The sample repository has the following content:
Content | Description |
---|---|
src/phi-3-sidecar | Docker image code that runs a Python FastAPI endpoint for the Phi-3 mini model. See How does the Phi-3 sidecar container work? |
src/webapp | A front-end .NET Blazor application. See How does the front-end app work? |
infra | Infrastructure-as-code for deploying a .NET web app in Azure. See Create Azure Developer CLI templates overview. |
azure.yaml | Azure Developer CLI configuration that deploys the Blazor application to App Service. See Create Azure Developer CLI templates overview. |
2. Deploy the front-end application
Sign into your Azure account by using the
azd auth login
command and following the prompt:azd auth login
Create the App Service app and deploy the code using the
azd up
command:azd up
The
azd up
command might take a few minutes to complete.azd up
uses the Bicep files in your projects to create an App Service app in the P2mv3 pricing tier, then deploys the .NET app insrc/webapp
.
3. Add the Phi-3 sidecar
This section assumes that you already built a Phi-3 Docker image and uploaded it to a registry. You'll use a preuploaded image in Microsoft Container Registry instead. To build and upload the image yourself, see How to build the Phi-3 Docker image locally.
- In the Azure portal, navigate to the app's management page.
- In the app's management page, from the left menu, select Deployment Center.
- Select the banner Interested in adding containers to run alongside your app? Click here to give it a try.
- When the page reloads, select the Containers (new) tab.
- Select Add and configure the new container as follows:
- Name: phi-3
- Image source: Other container registries
- Image type: Public
- Registry server URL: mcr.microsoft.com
- Image and tag: appsvc/docs/sidecars/sample-experiment:phi3-python-1.0
- Select Apply.
4. Verify the running app
In the AZD output, find the URL of your app and navigate to it in the browser. The URL looks like this in the AZD output:
Deploying services (azd deploy) (✓) Done: Deploying service web - Endpoint: https://<app-name>.azurewebsites.net/
Select a product, ask any question you like about it, and select Send.
Frequently asked questions
- How does the Phi-3 sidecar container work?
- How does the front-end app work?
- How to build the Phi-3 Docker image locally
How does the Phi-3 sidecar container work?
It runs a FastAPI application that listens on port 8000, as specified in its Dockerfile.
The application uses ONNX Runtime to load the Phi-3 model, then forwards the HTTP POST data to the model and streams the response from the model back to the client. For more information, see model_api.py.
How does the front-end app work?
It's a basic retrieval-augmented generation (RAG) application. It shows a Razor page that sends three pieces of information to the FastAPI endpoint (at localhost:8000
) in Send()
:
- Selected product
- Retrieved product description data
- User-submitted message
It then outputs the streamed response to the page. For more information, see Home.razor.

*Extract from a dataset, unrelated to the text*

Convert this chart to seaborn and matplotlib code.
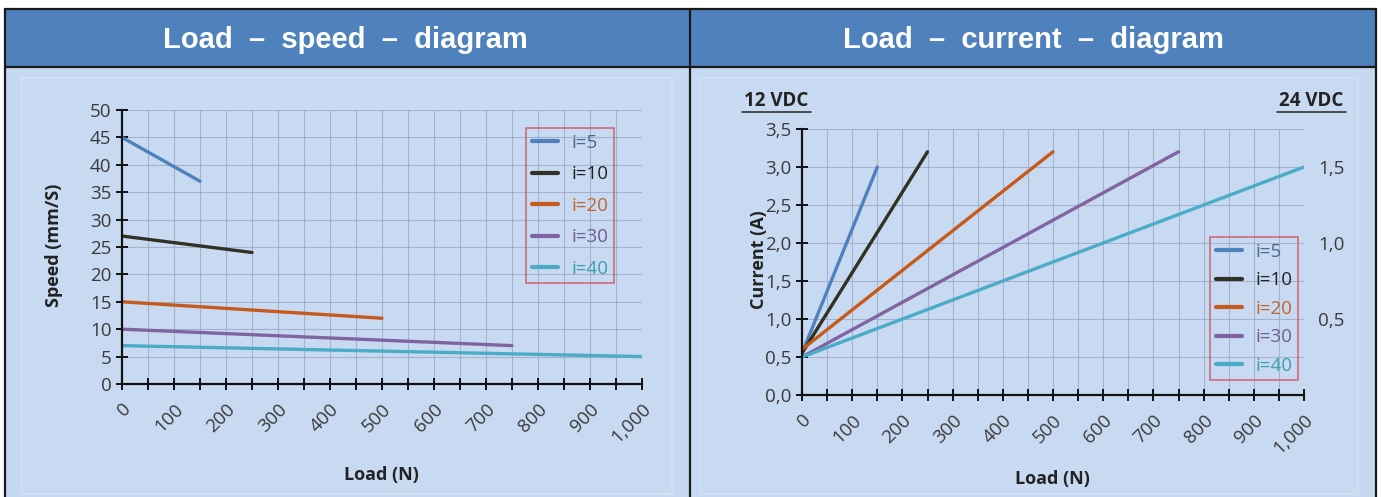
import numpy as np
import pandas as pd
import matplotlib
matplotlib.use("Agg")
import matplotlib.pyplot as plt
from matplotlib.patches import Rectangle
from matplotlib.lines import Line2D
from matplotlib.ticker import MultipleLocator, FuncFormatter
import seaborn as sns

# data
ratios = ["i=5", "i=10", "i=20", "i=30", "i=40"]
load_end = [150, 250, 500, 750, 1000]
speed_start = [45, 27, 15, 10, 7]
speed_end = [37, 24, 12, 7, 5]
current_start = [0.55, 0.55, 0.6, 0.5, 0.5]
current_end = [3.0, 3.2, 3.2, 3.2, 3.0]

x_ticks = [0, 100, 200, 300, 400, 500, 600, 700, 800, 900, 1000]
x_tick_labels = ["0", "100", "200", "300", "400", "500", "600", "700", "800", "900", "1,000"]

line_colors = ["#4F81BD", "#323224", "#C55A1C", "#8064A2", "#4BACC6"]
text_colors = ["#4A6890", "#222222", "#C0652A", "#6E5C92", "#3B9FB0"]

HEADER = "#4F81BD"
BODY = "#C6D9F1"
GRID = "#97A5C2"


def build_frame(y_start, y_end):
    rows = []
    for name, xe, ys, ye in zip(ratios, load_end, y_start, y_end):
        rows.append({"ratio": name, "load": 0, "value": ys})
        rows.append({"ratio": name, "load": xe, "value": ye})
    return pd.DataFrame(rows)


speed_df = build_frame(speed_start, speed_end)
current_df = build_frame(current_start, current_end)

sns.set_theme(style="white")
plt.rcParams["font.family"] = ["Open Sans", "DejaVu Sans"]

fig = plt.figure(figsize=(13.81, 4.97), dpi=100)
fig.patch.set_facecolor("white")

W, H = 1381, 497


def px(x, y, w, h):
    return (x / W, 1 - (y + h) / H, w / W, h / H)


# panel backgrounds and header band
for x0 in (6, 691):
    b = px(x0, 68, 685 if x0 == 6 else 684, 429)
    fig.patches.append(Rectangle(b[:2], b[2], b[3], transform=fig.transFigure,
                                 facecolor=BODY, edgecolor="none", zorder=-3))
hb = px(6, 10, 1369, 57)
fig.patches.append(Rectangle(hb[:2], hb[2], hb[3], transform=fig.transFigure,
                             facecolor=HEADER, edgecolor="none", zorder=-3))
# subtle chart-area frames
for (x0, w0) in ((22, 650), (700, 658)):
    b = px(x0, 78, w0, 416)
    fig.patches.append(Rectangle(b[:2], b[2], b[3], transform=fig.transFigure,
                                 facecolor="#C8DAF1", edgecolor="#D3E1F4", lw=1.2, zorder=-2))
# borders
for (x0, y0, x1, y1) in ((5, 9, 1376, 9), (5, 9, 5, 497), (1376, 9, 1376, 497),
                         (5, 67, 1376, 67), (690, 9, 690, 497)):
    fig.lines.append(Line2D([x0 / W, x1 / W], [1 - y0 / H, 1 - y1 / H],
                            transform=fig.transFigure, color="#1A1A1A", lw=1.6, zorder=1))

fig.text(345 / W, 1 - 40 / H, "Load  –  speed  –  diagram", color="white", fontsize=21,
         fontweight="bold", family="Liberation Sans", ha="center", va="center")
fig.text(1033 / W, 1 - 40 / H, "Load  –  current  –  diagram", color="white", fontsize=21,
         fontweight="bold", family="Liberation Sans", ha="center", va="center")


def style_axes(ax, ymax, ystep, yfmt, legend_xy, legend_gap):
    ax.set_facecolor("none")
    ax.set_xlim(0, 1000)
    ax.set_ylim(0, ymax)
    ax.xaxis.set_minor_locator(MultipleLocator(50))
    ax.set_xticks(x_ticks)
    ax.set_xticklabels(x_tick_labels, rotation=45, ha="right", rotation_mode="anchor")
    ax.yaxis.set_major_locator(MultipleLocator(ystep))
    ax.yaxis.set_major_formatter(FuncFormatter(yfmt))
    ax.grid(True, which="both", axis="x", color=GRID, lw=0.8, alpha=0.75)
    ax.grid(True, which="major", axis="y", color=GRID, lw=0.8, alpha=0.75)
    ax.set_axisbelow(True)
    for s in ("top", "right"):
        ax.spines[s].set_visible(False)
    for s in ("left", "bottom"):
        ax.spines[s].set_color("#111111")
        ax.spines[s].set_linewidth(1.6)
    ax.tick_params(axis="both", which="both", direction="inout", color="#111111",
                   width=1.4, labelsize=13.5, labelcolor="#3A3A3A", bottom=True, left=True)
    ax.tick_params(axis="x", which="major", length=9, pad=7)
    ax.tick_params(axis="x", which="minor", length=9)
    ax.tick_params(axis="y", which="major", length=9, pad=3)
    leg = ax.legend(loc="upper left", bbox_to_anchor=legend_xy, frameon=True, fontsize=13.5,
                    handlelength=1.4, handletextpad=0.7, labelspacing=legend_gap,
                    borderpad=0.3, borderaxespad=0)
    leg.get_frame().set_edgecolor("#D0505A")
    leg.get_frame().set_facecolor("none")
    leg.get_frame().set_linewidth(1.2)
    leg.get_frame().set_boxstyle("square", pad=0)
    for txt, c in zip(leg.get_texts(), text_colors):
        txt.set_color(c)
    for h in leg.get_lines():
        h.set_linewidth(3)


# left: load - speed
ax1 = fig.add_axes(px(122, 110, 520, 274))
sns.lineplot(data=speed_df, x="load", y="value", hue="ratio", hue_order=ratios,
             palette=line_colors, lw=2.4, ax=ax1)
style_axes(ax1, 50, 5, lambda v, p: f"{v:.0f}", (0.777, 0.934), 0.72)
ax1.set_xlabel("Load (N)", fontsize=13, fontweight="bold", color="#222222")
ax1.set_ylabel("Speed (mm/S)", fontsize=13, fontweight="bold", color="#222222")
ax1.xaxis.set_label_coords(0.498, -0.30)
ax1.yaxis.set_label_coords(-0.113, 0.507)

# right: load - current
ax2 = fig.add_axes(px(802, 129, 502, 266))
sns.lineplot(data=current_df, x="load", y="value", hue="ratio", hue_order=ratios,
             palette=line_colors, lw=2.4, ax=ax2)
style_axes(ax2, 3.5, 0.5, lambda v, p: f"{v:.1f}".replace(".", ","), (0.813, 0.594), 0.56)
ax2.set_xlabel("Load (N)", fontsize=13, fontweight="bold", color="#222222")
ax2.set_ylabel("Current (A)", fontsize=13, fontweight="bold", color="#222222")
ax2.xaxis.set_label_coords(0.498, -0.282)
ax2.yaxis.set_label_coords(-0.068, 0.51)

# 24 VDC scale on the right (half of the 12 VDC current)
ax3 = ax2.twinx()
ax3.set_ylim(0, 3.5 / 2)
ax3.set_yticks([0.5, 1.0, 1.5])
ax3.yaxis.set_major_formatter(FuncFormatter(lambda v, p: f"{v:.1f}".replace(".", ",")))
for s in ax3.spines.values():
    s.set_visible(False)
ax3.tick_params(axis="y", length=0, pad=10, labelsize=13.5, labelcolor="#3A3A3A")
ax3.grid(False)

for label, xc, x0, x1 in (("12 VDC", 776, 742, 811), ("24 VDC", 1311, 1277, 1346)):
    fig.text(xc / W, 1 - 101 / H, label, fontsize=13.5, fontweight="bold", color="#222222",
             ha="center", va="center")
    fig.lines.append(Line2D([x0 / W, x1 / W], [1 - 112 / H, 1 - 112 / H],
                            transform=fig.transFigure, color="#333333", lw=1.2))

fig.savefig("out.png", dpi=100)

How to build the Phi-3 Docker image locally
To build the sidecar image yourself, you need to install Docker Desktop locally on your machine.
Clone the repository locally.
git clone https://github.com/Azure-Samples/ai-slm-in-app-service-sidecar cd ai-slm-in-app-service-sidecar
Change into the Phi-3 image's source directory and download the model locally.
cd src/phi-3-sidecar/ huggingface-cli download microsoft/Phi-3-mini-4k-instruct-onnx --local-dir ./Phi-3-mini-4k-instruct-onnx
The Dockerfile is configured to copy the model from ./Phi-3-mini-4k-instruct-onnx.
Build the Docker image. For example:
docker build --tag phi-3 .
To upload the built image to Azure Container Registry, see Push your first image to your Azure container registry using the Docker CLI.